WHAT YOU SHOULD DO
Using the listing below, output only the lines from the one that contains "Write the TikZ code for this diagram." through the one that contains "(title) at (615,82)", inclusive, exactly as given and without images.

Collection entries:

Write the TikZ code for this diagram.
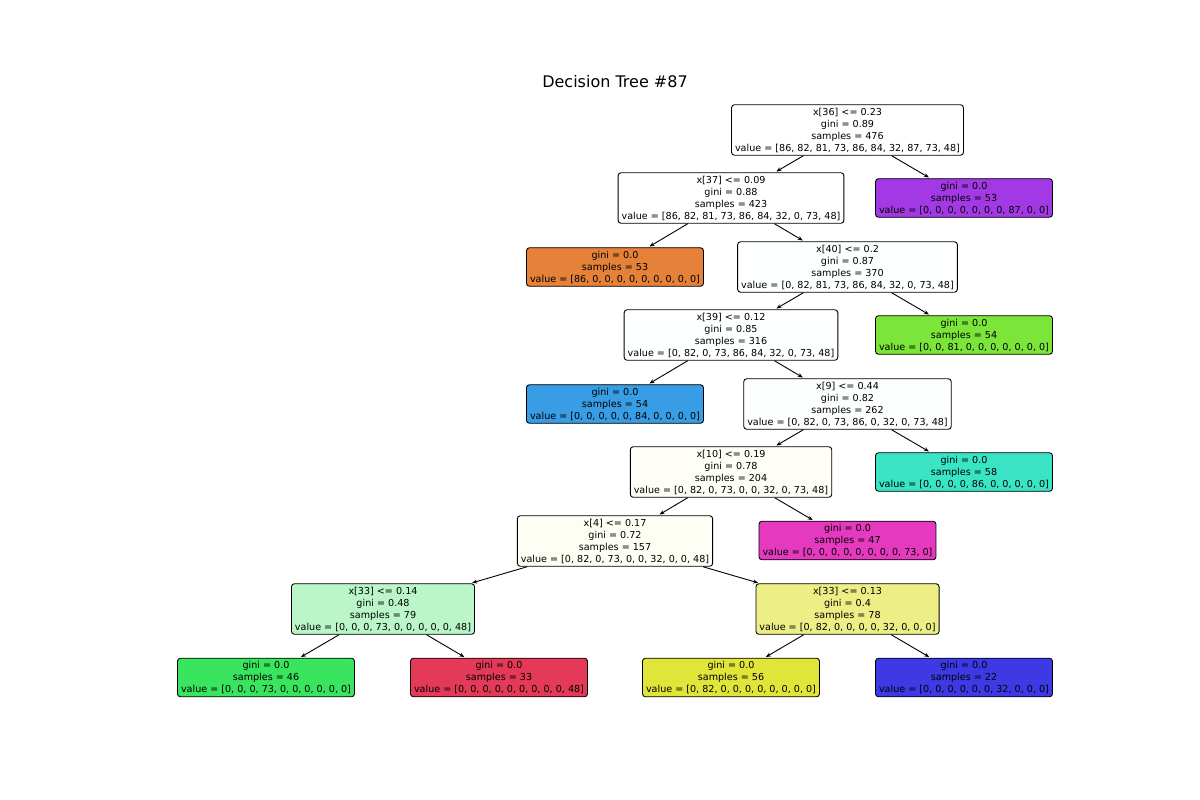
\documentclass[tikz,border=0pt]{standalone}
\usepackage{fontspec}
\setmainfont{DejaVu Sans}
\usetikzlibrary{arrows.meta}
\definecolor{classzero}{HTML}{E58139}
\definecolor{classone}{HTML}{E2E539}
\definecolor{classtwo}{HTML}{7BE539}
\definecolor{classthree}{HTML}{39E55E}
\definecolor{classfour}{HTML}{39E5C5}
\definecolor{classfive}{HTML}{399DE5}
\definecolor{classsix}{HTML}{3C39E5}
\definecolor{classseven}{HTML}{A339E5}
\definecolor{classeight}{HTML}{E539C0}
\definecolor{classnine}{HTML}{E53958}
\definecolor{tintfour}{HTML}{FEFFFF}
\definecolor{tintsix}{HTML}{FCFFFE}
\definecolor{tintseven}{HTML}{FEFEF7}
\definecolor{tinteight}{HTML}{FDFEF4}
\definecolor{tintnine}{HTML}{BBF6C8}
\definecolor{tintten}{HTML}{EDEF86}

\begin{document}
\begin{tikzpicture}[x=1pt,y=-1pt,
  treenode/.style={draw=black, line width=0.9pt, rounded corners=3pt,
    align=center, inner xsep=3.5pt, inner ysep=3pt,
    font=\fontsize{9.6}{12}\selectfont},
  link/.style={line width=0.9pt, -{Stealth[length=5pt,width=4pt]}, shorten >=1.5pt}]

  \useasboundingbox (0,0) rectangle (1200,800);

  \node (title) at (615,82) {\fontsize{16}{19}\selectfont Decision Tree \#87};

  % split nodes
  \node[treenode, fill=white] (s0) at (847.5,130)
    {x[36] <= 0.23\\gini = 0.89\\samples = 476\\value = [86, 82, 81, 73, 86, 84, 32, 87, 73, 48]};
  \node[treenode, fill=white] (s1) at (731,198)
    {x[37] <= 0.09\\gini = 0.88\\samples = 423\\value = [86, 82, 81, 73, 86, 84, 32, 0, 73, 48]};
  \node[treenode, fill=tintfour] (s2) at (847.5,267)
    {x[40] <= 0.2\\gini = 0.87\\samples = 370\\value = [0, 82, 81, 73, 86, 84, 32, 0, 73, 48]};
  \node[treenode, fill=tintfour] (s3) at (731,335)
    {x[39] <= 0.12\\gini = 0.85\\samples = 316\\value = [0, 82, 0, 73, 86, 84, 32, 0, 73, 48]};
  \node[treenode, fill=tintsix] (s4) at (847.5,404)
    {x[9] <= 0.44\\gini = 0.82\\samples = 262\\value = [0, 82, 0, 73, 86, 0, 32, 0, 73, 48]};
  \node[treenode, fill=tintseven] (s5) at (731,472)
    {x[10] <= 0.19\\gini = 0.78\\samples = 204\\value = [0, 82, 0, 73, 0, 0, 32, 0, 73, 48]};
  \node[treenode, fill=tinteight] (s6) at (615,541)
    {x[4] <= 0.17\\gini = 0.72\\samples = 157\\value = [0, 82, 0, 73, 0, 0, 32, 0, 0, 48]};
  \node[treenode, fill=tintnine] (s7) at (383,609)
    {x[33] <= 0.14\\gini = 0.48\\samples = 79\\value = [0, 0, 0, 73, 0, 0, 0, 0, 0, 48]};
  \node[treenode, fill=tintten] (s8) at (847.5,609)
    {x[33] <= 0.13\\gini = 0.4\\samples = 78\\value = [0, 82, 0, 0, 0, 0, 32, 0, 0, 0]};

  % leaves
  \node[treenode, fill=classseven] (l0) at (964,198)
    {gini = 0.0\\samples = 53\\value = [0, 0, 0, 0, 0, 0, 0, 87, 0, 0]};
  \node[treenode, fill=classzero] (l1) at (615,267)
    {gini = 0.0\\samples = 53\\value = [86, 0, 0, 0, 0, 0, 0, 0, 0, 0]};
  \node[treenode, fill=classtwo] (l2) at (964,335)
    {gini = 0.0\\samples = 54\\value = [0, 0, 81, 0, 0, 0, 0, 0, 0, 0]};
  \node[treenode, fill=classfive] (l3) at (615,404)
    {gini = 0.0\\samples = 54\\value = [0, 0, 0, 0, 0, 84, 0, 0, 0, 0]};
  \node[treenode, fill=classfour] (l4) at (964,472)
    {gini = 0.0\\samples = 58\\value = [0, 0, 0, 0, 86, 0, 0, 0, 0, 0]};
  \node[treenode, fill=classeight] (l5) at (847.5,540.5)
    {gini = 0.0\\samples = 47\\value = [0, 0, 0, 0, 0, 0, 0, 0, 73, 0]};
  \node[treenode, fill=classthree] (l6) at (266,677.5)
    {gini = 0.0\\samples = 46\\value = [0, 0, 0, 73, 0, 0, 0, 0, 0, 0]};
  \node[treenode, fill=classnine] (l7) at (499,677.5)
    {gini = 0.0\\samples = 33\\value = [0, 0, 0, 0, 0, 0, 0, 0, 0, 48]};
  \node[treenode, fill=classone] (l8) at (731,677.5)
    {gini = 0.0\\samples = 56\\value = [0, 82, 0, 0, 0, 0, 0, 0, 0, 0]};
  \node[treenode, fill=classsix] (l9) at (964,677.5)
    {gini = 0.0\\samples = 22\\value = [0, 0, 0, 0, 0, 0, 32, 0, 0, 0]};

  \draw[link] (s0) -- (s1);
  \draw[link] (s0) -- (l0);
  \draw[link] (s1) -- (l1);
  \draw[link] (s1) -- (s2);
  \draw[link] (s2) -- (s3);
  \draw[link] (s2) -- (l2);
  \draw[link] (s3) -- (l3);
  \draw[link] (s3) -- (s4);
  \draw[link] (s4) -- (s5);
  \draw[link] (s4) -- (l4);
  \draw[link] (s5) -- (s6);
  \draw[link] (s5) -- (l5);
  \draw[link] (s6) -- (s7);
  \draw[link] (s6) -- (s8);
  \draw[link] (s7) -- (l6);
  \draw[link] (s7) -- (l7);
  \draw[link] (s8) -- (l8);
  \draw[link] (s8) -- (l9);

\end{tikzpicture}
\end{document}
...
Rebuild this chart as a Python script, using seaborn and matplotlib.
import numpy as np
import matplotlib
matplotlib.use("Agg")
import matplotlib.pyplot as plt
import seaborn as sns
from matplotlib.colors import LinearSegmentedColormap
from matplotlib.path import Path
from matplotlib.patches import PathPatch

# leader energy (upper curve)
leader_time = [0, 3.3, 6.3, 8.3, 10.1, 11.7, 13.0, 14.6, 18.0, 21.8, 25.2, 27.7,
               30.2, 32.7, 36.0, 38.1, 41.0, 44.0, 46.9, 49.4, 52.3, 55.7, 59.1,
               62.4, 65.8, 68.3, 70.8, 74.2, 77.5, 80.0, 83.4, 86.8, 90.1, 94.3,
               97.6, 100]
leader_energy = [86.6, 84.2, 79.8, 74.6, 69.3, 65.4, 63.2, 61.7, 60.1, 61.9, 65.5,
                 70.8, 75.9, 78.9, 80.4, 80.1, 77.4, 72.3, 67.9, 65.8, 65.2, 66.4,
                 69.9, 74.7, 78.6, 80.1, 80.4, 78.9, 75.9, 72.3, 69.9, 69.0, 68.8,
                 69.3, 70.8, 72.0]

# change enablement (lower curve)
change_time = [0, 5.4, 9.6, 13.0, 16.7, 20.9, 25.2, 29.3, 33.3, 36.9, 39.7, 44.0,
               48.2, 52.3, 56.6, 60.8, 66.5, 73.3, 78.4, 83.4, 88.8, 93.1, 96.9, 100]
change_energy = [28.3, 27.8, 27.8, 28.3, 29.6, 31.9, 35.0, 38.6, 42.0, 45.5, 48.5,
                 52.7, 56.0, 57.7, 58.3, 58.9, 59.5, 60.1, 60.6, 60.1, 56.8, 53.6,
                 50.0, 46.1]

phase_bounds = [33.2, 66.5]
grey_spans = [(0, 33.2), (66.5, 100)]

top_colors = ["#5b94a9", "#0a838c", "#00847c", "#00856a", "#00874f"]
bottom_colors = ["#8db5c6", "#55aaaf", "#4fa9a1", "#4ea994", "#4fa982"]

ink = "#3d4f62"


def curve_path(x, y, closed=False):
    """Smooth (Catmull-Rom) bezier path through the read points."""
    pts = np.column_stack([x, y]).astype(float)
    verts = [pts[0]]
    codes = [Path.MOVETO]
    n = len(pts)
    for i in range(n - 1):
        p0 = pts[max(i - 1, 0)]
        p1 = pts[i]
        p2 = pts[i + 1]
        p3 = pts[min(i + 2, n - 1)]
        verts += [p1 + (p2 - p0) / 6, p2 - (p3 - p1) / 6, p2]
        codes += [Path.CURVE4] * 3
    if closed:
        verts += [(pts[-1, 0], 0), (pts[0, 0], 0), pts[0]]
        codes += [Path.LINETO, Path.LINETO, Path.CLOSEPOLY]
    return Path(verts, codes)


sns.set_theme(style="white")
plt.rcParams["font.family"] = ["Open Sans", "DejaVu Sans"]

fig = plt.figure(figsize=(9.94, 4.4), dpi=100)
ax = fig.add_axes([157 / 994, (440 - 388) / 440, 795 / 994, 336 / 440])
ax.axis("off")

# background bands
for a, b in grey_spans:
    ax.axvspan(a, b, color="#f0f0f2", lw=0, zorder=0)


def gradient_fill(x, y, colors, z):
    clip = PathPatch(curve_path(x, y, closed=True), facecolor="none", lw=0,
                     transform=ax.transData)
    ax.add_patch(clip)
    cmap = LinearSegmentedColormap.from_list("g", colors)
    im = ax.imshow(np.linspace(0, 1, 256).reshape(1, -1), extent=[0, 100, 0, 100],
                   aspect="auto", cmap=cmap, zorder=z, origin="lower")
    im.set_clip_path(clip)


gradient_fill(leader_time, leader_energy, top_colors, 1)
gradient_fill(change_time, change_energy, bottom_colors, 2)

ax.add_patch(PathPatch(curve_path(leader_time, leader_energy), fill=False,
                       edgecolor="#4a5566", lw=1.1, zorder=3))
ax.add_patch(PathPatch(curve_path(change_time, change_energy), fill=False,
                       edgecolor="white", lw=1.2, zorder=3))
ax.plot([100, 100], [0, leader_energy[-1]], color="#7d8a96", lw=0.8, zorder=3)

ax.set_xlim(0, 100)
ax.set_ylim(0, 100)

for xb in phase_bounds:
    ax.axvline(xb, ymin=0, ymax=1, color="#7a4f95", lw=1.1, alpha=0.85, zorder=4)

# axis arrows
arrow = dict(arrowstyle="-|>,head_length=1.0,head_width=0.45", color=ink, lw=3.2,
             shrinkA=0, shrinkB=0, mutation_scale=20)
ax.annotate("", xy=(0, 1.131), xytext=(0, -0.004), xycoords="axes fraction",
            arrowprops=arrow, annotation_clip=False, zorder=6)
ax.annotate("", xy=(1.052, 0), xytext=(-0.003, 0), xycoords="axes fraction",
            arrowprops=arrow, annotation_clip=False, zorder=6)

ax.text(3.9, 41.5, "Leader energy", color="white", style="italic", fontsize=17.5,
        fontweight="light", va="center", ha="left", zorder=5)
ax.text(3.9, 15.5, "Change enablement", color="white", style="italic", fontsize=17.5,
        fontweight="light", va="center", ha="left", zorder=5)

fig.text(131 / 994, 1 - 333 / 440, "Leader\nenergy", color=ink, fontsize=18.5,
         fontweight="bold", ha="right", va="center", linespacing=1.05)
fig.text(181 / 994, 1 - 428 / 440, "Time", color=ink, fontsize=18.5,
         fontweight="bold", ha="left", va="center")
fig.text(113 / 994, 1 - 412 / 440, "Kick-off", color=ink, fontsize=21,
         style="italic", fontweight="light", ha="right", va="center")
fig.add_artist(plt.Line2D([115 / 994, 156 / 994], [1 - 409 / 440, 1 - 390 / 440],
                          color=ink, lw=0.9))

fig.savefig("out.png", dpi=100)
* * *
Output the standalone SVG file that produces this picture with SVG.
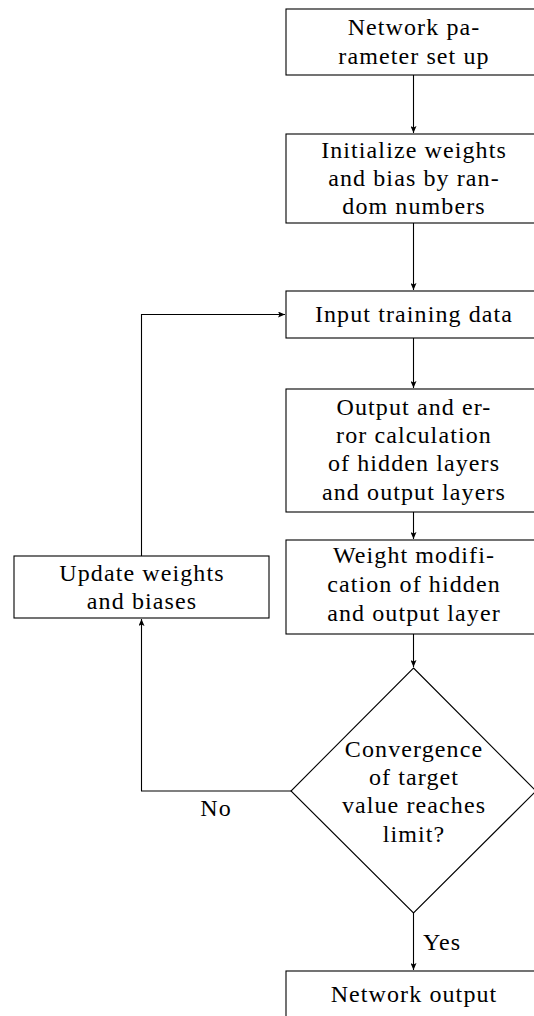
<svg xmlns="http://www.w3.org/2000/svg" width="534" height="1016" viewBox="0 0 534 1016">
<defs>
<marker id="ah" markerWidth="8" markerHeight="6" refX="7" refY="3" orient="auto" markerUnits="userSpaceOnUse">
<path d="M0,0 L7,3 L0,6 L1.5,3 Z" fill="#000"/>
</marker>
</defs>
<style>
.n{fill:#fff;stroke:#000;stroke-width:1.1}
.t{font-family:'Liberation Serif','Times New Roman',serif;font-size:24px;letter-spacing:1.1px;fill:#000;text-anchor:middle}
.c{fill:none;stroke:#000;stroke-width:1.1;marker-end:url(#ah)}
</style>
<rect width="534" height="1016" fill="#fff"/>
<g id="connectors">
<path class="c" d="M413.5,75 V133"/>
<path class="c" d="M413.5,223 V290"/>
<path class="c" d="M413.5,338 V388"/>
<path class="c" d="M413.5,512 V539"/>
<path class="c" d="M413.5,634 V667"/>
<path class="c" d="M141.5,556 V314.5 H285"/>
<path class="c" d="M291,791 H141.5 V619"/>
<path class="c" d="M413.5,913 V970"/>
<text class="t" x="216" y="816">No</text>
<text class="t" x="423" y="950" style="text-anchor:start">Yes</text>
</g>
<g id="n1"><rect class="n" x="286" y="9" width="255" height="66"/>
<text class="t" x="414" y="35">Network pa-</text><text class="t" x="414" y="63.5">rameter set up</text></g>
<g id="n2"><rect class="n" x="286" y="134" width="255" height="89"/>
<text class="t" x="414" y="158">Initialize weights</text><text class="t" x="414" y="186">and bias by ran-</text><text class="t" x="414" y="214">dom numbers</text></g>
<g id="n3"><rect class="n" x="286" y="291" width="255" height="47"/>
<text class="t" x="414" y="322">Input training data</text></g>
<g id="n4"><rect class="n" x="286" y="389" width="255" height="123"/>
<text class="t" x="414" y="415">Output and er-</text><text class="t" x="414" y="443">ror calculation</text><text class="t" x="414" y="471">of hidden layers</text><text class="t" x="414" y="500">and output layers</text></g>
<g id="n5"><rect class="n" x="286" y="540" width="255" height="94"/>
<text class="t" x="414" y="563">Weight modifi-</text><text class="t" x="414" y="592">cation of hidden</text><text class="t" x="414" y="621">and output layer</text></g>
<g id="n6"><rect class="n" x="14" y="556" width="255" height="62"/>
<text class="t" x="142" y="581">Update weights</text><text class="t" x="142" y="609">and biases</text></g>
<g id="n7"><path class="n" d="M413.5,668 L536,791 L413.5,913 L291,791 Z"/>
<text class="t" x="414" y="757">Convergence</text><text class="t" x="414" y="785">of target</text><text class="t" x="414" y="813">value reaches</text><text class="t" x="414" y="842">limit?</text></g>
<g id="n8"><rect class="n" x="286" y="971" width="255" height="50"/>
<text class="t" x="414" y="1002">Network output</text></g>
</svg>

OUTPUT
Write the TikZ code for this diagram.
\documentclass[tikz,border=0pt]{standalone}
\usepackage{fontspec}
\setmainfont{DejaVu Sans}
\usetikzlibrary{arrows.meta}
\definecolor{classzero}{HTML}{E58139}
\definecolor{classone}{HTML}{E2E539}
\definecolor{classtwo}{HTML}{7BE539}
\definecolor{classthree}{HTML}{39E55E}
\definecolor{classfour}{HTML}{39E5C5}
\definecolor{classfive}{HTML}{399DE5}
\definecolor{classsix}{HTML}{3C39E5}
\definecolor{classseven}{HTML}{A339E5}
\definecolor{classeight}{HTML}{E539C0}
\definecolor{classnine}{HTML}{E53958}
\definecolor{tintfour}{HTML}{FEFFFF}
\definecolor{tintsix}{HTML}{FCFFFE}
\definecolor{tintseven}{HTML}{FEFEF7}
\definecolor{tinteight}{HTML}{FDFEF4}
\definecolor{tintnine}{HTML}{BBF6C8}
\definecolor{tintten}{HTML}{EDEF86}

\begin{document}
\begin{tikzpicture}[x=1pt,y=-1pt,
  treenode/.style={draw=black, line width=0.9pt, rounded corners=3pt,
    align=center, inner xsep=3.5pt, inner ysep=3pt,
    font=\fontsize{9.6}{12}\selectfont},
  link/.style={line width=0.9pt, -{Stealth[length=5pt,width=4pt]}, shorten >=1.5pt}]

  \useasboundingbox (0,0) rectangle (1200,800);

  \node (title) at (615,82) {\fontsize{16}{19}\selectfont Decision Tree \#87};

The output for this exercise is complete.